Extended Data Fig. 4: Shigella flexneri uses IpaH1.4 to degrade RNF213.
From: Shigella flexneri evades LPS ubiquitylation through IpaH1.4-mediated degradation of RNF213
(a) Complementation of S. flexneri ΔipaH1.4 with plasmid-encoded ipaH1.4 rescues degradation of RNF213 in infected host cells. Left: Flow cytometry of MEFs expressing GFP-RNF213 under control of a Doxycycline-inducible promoter, induced with Doxycycline, and infected with the indicated strains of S. flexneri harboring plasmids encoding constitutively expressed mRuby or TagRFP-T and anhydrotetracycline-inducible ipaH1.4, induced with anhydrotetracycline (ATc) as indicated (off – not induced, on – induced). Cells were analyzed by flow cytometry at 5 h post infection. Right: histogram plots of GFP-RNF213 intensity in infected cells. (b) Analysis of endogenous RNF213 levels in S. flexneri-infected HeLa cells by flow cytometry.
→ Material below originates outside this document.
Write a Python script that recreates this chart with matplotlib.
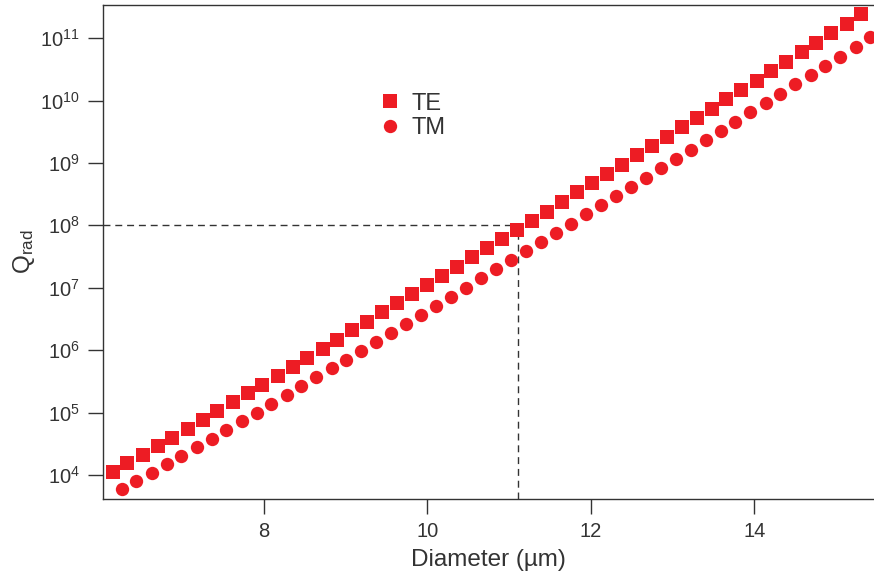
import matplotlib
matplotlib.use("Agg")
import matplotlib.pyplot as plt
from matplotlib.ticker import FixedLocator, NullLocator, LogFormatterSciNotation

plt.rcParams["font.family"] = ["Liberation Sans", "DejaVu Sans"]
plt.rcParams["mathtext.fontset"] = "custom"
plt.rcParams["mathtext.rm"] = "Liberation Sans"
plt.rcParams["mathtext.it"] = "Liberation Sans:italic"

# ---------------------------------------------------------------------------
# Data
# ---------------------------------------------------------------------------
te_diameter = [6.15, 6.33, 6.52, 6.70, 6.88, 7.07, 7.25, 7.43, 7.62, 7.80,
               7.98, 8.17, 8.35, 8.53, 8.72, 8.90, 9.08, 9.26, 9.45, 9.63,
               9.81, 10.00, 10.18, 10.36, 10.55, 10.73, 10.91, 11.10, 11.28, 11.46,
               11.65, 11.83, 12.01, 12.20, 12.38, 12.56, 12.75, 12.93, 13.11, 13.30,
               13.48, 13.66, 13.84, 14.03, 14.21, 14.39, 14.58, 14.76, 14.94, 15.13,
               15.31]
te_q = [1.10e4, 1.53e4, 2.11e4, 2.90e4, 3.95e4, 5.44e4, 7.59e4, 1.05e5, 1.46e5, 2.03e5,
        2.79e5, 3.89e5, 5.42e5, 7.55e5, 1.04e6, 1.47e6, 2.08e6, 2.85e6, 4.08e6, 5.62e6,
        7.93e6, 1.10e7, 1.56e7, 2.17e7, 3.07e7, 4.33e7, 6.03e7, 8.41e7, 1.19e8, 1.65e8,
        2.39e8, 3.38e8, 4.71e8, 6.64e8, 9.25e8, 1.32e9, 1.87e9, 2.63e9, 3.72e9, 5.30e9,
        7.31e9, 1.04e10, 1.47e10, 2.08e10, 2.97e10, 4.14e10, 5.92e10, 8.34e10, 1.19e11, 1.68e11,
        2.40e11]

tm_diameter = [6.26, 6.44, 6.63, 6.81, 6.99, 7.18, 7.36, 7.54, 7.73, 7.91,
               8.09, 8.28, 8.46, 8.64, 8.83, 9.01, 9.19, 9.37, 9.56, 9.74,
               9.92, 10.11, 10.29, 10.47, 10.66, 10.84, 11.02, 11.21, 11.39, 11.57,
               11.76, 11.94, 12.12, 12.31, 12.49, 12.67, 12.86, 13.04, 13.22, 13.41,
               13.59, 13.77, 13.95, 14.14, 14.32, 14.50, 14.69, 14.87, 15.05, 15.24,
               15.42]
tm_q = [5.88e3, 7.98e3, 1.08e4, 1.48e4, 2.01e4, 2.80e4, 3.80e4, 5.25e4, 7.23e4, 9.93e4,
        1.38e5, 1.91e5, 2.66e5, 3.71e5, 5.11e5, 7.02e5, 9.77e5, 1.36e6, 1.90e6, 2.67e6,
        3.72e6, 5.15e6, 7.18e6, 1.00e7, 1.42e7, 1.97e7, 2.75e7, 3.87e7, 5.46e7, 7.53e7,
        1.06e8, 1.50e8, 2.11e8, 2.95e8, 4.11e8, 5.79e8, 8.28e8, 1.16e9, 1.63e9, 2.30e9,
        3.24e9, 4.57e9, 6.47e9, 9.22e9, 1.29e10, 1.82e10, 2.59e10, 3.61e10, 5.04e10, 7.20e10,
        1.04e11]

x_ticks = [8, 10, 12, 14]
y_ticks = [1e4, 1e5, 1e6, 1e7, 1e8, 1e9, 1e10, 1e11]

# marked design point
mark_diameter = 11.11
mark_q = 1e8

RED = "#ed1c24"
INK = "#333333"

# ---------------------------------------------------------------------------
# Figure
# ---------------------------------------------------------------------------
x_lo, x_hi = 6.035, 15.465
y_lo, y_hi = 10 ** 3.622, 10 ** 11.526

fig = plt.figure(figsize=(8.74, 5.78), dpi=100)
ax = fig.add_axes([0.1182, 0.1375, 1.0 - 0.1182, 0.9908 - 0.1375])

ax.plot(te_diameter, te_q, ls="none", marker="s", ms=9.6, mew=0,
        color=RED, label="TE", clip_on=False, zorder=3)
ax.plot(tm_diameter, tm_q, ls="none", marker="o", ms=9.6, mew=0,
        color=RED, label="TM", clip_on=False, zorder=3)

ax.set_yscale("log")
ax.set_xlim(x_lo, x_hi)
ax.set_ylim(y_lo, y_hi)

# dashed guide lines to the design point
ax.plot([x_lo, mark_diameter], [mark_q, mark_q], ls=(0, (5, 3.5)),
        lw=1.0, color=INK, zorder=2)
ax.plot([mark_diameter, mark_diameter], [y_lo, mark_q], ls=(0, (5, 3.5)),
        lw=1.0, color=INK, zorder=2)

ax.xaxis.set_major_locator(FixedLocator(x_ticks))
ax.yaxis.set_major_locator(FixedLocator(y_ticks))
ax.yaxis.set_major_formatter(LogFormatterSciNotation())
ax.yaxis.set_minor_locator(NullLocator())

ax.tick_params(axis="both", direction="out", length=11, width=1.0,
               color=INK, labelcolor=INK, labelsize=14.5, pad=6)

for side in ("left", "bottom", "top"):
    ax.spines[side].set_color(INK)
    ax.spines[side].set_linewidth(1.0)
ax.spines["right"].set_visible(False)

ax.set_xlabel("Diameter (µm)", fontsize=17.5, color=INK, labelpad=6)
ax.set_ylabel(r"Q$_\mathregular{rad}$", fontsize=17.5, color=INK, labelpad=2)

ax.legend(loc="upper left", bbox_to_anchor=(0.330, 0.866), frameon=False,
          fontsize=17, handlelength=0.9, handletextpad=0.5,
          labelspacing=0.12, labelcolor=INK)

fig.savefig("out.png", dpi=100)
Wild type or RNF213 KO HeLa cells infected with the indicated strains of S. flexneri expressing mRuby were stained for endogenous RNF213. Levels of RNF213 are depicted as histograms from the indicated cell populations, with bar heights in the accompanying bar graph denoting the mean and error bars denoting the standard deviations from n = 3 experiments; ** denotes the following p-values, in this order: p = 0.005, p = 0.003, p = 0.0003, p = 0.007, p = 0.0005, * denotes p = 0.048 (all derived from two-sided unpaired t-tests). The difference in staining between RNF213 WT and KO cells is indicative of the specific contribution of RNF213 to the assay. Infection with either S. flexneri WT or ΔipaH2.5, but not ΔipaH1.4, causes loss of RNF213 protein. (c) Left: Gating strategy for fluorescence-activated cell sorting (FACS) of HeLa cells. HeLa cells were infected with the indicated mRuby-expressing S. flexneri strains. At 4 h post infection the three indicated populations were isolated by FACS. Right: Immunoblot analysis of RNF213 in the indicated cell populations. HSP60 – loading control.